◆ WHAT TO PRODUCE: Copy exactly the lines from the beginning of the data down to and including the line holding "const yTitle = 'Maximum Steady State Value';", without any pictures.
begin
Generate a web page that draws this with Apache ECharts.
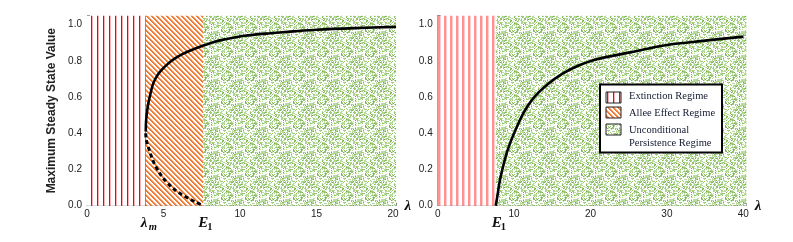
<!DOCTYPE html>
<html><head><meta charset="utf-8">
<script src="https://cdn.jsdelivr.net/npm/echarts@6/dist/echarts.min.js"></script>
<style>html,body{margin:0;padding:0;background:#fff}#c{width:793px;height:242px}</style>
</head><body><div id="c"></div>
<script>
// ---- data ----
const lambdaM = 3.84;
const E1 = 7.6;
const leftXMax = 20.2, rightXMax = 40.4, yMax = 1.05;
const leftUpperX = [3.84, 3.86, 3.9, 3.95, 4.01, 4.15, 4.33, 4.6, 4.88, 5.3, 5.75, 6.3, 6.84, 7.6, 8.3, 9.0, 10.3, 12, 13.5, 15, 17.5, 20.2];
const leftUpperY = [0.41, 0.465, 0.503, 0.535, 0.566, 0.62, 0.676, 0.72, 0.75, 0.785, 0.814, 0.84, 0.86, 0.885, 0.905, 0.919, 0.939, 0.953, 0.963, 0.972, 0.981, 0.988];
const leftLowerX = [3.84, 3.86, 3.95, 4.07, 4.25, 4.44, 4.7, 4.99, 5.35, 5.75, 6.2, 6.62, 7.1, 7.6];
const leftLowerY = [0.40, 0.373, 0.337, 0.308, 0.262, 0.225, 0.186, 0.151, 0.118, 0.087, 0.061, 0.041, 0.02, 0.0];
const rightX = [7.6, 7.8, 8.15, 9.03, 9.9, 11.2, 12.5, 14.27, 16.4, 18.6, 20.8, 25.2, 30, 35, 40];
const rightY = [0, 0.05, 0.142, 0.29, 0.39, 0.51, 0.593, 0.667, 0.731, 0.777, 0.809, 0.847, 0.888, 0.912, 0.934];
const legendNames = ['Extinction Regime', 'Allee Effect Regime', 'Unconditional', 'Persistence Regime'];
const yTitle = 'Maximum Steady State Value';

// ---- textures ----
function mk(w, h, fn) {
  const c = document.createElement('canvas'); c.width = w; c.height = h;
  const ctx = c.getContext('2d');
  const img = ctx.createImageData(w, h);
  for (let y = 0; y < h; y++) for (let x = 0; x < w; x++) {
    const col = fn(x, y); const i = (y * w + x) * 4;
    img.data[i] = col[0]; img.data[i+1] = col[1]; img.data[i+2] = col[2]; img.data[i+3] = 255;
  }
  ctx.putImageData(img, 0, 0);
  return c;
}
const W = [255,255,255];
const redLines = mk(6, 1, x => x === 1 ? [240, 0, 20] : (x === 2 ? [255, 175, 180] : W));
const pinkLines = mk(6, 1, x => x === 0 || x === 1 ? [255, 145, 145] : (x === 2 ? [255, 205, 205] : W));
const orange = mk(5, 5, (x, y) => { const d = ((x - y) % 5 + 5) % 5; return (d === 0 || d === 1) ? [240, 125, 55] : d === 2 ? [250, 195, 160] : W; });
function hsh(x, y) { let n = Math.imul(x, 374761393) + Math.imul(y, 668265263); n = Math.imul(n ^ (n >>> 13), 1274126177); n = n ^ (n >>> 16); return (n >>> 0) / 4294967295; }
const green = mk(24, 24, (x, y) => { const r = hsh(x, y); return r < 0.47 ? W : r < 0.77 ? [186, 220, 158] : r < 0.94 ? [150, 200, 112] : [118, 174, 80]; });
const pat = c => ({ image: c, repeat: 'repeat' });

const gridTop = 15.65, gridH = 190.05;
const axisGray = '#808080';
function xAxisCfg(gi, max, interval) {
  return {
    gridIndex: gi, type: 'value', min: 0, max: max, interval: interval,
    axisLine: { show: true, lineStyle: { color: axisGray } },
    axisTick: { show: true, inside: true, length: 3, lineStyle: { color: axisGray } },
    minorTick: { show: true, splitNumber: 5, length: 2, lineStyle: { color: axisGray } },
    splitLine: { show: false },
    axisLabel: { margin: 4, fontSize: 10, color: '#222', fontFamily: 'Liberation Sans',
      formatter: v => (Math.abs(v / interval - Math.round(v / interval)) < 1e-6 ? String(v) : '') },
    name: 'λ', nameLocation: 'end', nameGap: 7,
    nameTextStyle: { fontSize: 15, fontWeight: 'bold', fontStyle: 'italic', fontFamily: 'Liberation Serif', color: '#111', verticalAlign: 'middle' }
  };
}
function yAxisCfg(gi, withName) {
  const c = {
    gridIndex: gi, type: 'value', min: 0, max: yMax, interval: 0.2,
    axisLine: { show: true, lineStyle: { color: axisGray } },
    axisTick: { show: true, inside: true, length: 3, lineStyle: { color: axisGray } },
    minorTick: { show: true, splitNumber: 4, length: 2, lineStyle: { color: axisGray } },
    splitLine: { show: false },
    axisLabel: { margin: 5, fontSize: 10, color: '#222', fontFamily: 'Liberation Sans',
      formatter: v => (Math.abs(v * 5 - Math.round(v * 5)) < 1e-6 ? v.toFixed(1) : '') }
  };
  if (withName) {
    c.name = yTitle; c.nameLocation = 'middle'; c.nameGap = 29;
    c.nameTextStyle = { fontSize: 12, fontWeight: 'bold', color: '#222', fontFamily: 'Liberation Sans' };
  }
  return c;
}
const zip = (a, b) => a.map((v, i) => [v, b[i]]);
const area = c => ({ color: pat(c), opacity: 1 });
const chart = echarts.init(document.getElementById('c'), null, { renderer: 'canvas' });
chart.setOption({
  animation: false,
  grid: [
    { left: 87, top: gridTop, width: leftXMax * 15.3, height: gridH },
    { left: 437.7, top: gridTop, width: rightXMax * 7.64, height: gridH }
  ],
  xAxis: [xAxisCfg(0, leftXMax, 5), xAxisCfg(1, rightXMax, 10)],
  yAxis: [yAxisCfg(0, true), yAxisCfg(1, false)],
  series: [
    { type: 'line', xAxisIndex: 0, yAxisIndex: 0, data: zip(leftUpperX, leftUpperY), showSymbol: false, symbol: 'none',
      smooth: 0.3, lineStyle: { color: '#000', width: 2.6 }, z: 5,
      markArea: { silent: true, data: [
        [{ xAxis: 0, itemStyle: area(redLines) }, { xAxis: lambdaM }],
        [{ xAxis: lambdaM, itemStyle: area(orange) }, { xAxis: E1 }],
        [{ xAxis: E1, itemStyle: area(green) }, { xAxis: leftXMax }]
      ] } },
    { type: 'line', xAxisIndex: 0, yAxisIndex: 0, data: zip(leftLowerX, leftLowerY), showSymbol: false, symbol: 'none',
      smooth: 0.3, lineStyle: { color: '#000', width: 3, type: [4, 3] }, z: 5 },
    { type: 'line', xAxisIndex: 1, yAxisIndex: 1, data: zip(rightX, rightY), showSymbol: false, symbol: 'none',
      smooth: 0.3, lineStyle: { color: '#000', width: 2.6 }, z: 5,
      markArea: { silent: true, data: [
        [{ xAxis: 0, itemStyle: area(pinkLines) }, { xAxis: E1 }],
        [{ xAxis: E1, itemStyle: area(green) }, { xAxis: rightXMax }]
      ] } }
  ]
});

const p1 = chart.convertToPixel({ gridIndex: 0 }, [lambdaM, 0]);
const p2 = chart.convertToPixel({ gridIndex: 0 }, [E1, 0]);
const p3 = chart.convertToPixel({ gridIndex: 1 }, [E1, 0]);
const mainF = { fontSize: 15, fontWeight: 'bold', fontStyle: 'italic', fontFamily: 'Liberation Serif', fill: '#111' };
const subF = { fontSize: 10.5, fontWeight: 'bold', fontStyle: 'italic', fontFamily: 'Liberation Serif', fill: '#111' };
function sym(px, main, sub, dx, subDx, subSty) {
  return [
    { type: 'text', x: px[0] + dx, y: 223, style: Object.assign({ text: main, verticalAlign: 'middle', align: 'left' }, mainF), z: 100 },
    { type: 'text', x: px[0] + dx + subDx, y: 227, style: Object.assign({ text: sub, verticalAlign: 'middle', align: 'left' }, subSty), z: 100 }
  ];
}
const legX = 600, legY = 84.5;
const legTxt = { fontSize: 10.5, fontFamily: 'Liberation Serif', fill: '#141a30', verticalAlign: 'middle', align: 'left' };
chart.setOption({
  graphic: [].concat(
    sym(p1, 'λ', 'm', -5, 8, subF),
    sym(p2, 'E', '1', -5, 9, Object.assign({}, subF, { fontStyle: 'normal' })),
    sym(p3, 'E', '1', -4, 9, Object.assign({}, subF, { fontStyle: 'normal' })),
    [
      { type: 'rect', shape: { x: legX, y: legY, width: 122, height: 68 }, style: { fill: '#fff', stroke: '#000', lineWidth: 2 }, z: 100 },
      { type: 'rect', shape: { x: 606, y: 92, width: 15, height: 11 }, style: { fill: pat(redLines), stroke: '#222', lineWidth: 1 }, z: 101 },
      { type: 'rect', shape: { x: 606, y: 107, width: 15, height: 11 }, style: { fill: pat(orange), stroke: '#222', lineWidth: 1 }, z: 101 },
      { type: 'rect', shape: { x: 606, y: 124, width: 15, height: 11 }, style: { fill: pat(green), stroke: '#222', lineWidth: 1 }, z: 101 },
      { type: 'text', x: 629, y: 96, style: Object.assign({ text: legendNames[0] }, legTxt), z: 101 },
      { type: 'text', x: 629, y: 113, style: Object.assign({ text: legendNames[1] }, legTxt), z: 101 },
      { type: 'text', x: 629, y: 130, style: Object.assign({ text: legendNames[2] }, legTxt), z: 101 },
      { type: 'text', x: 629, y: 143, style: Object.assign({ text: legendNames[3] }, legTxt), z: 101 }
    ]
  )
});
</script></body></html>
end
◆ COMPLETED TASK:
Generate a web page that draws this with Apache ECharts.
<!DOCTYPE html>
<html><head><meta charset="utf-8">
<script src="https://cdn.jsdelivr.net/npm/echarts@6/dist/echarts.min.js"></script>
<style>html,body{margin:0;padding:0;background:#fff}#c{width:793px;height:242px}</style>
</head><body><div id="c"></div>
<script>
// ---- data ----
const lambdaM = 3.84;
const E1 = 7.6;
const leftXMax = 20.2, rightXMax = 40.4, yMax = 1.05;
const leftUpperX = [3.84, 3.86, 3.9, 3.95, 4.01, 4.15, 4.33, 4.6, 4.88, 5.3, 5.75, 6.3, 6.84, 7.6, 8.3, 9.0, 10.3, 12, 13.5, 15, 17.5, 20.2];
const leftUpperY = [0.41, 0.465, 0.503, 0.535, 0.566, 0.62, 0.676, 0.72, 0.75, 0.785, 0.814, 0.84, 0.86, 0.885, 0.905, 0.919, 0.939, 0.953, 0.963, 0.972, 0.981, 0.988];
const leftLowerX = [3.84, 3.86, 3.95, 4.07, 4.25, 4.44, 4.7, 4.99, 5.35, 5.75, 6.2, 6.62, 7.1, 7.6];
const leftLowerY = [0.40, 0.373, 0.337, 0.308, 0.262, 0.225, 0.186, 0.151, 0.118, 0.087, 0.061, 0.041, 0.02, 0.0];
const rightX = [7.6, 7.8, 8.15, 9.03, 9.9, 11.2, 12.5, 14.27, 16.4, 18.6, 20.8, 25.2, 30, 35, 40];
const rightY = [0, 0.05, 0.142, 0.29, 0.39, 0.51, 0.593, 0.667, 0.731, 0.777, 0.809, 0.847, 0.888, 0.912, 0.934];
const legendNames = ['Extinction Regime', 'Allee Effect Regime', 'Unconditional', 'Persistence Regime'];
const yTitle = 'Maximum Steady State Value';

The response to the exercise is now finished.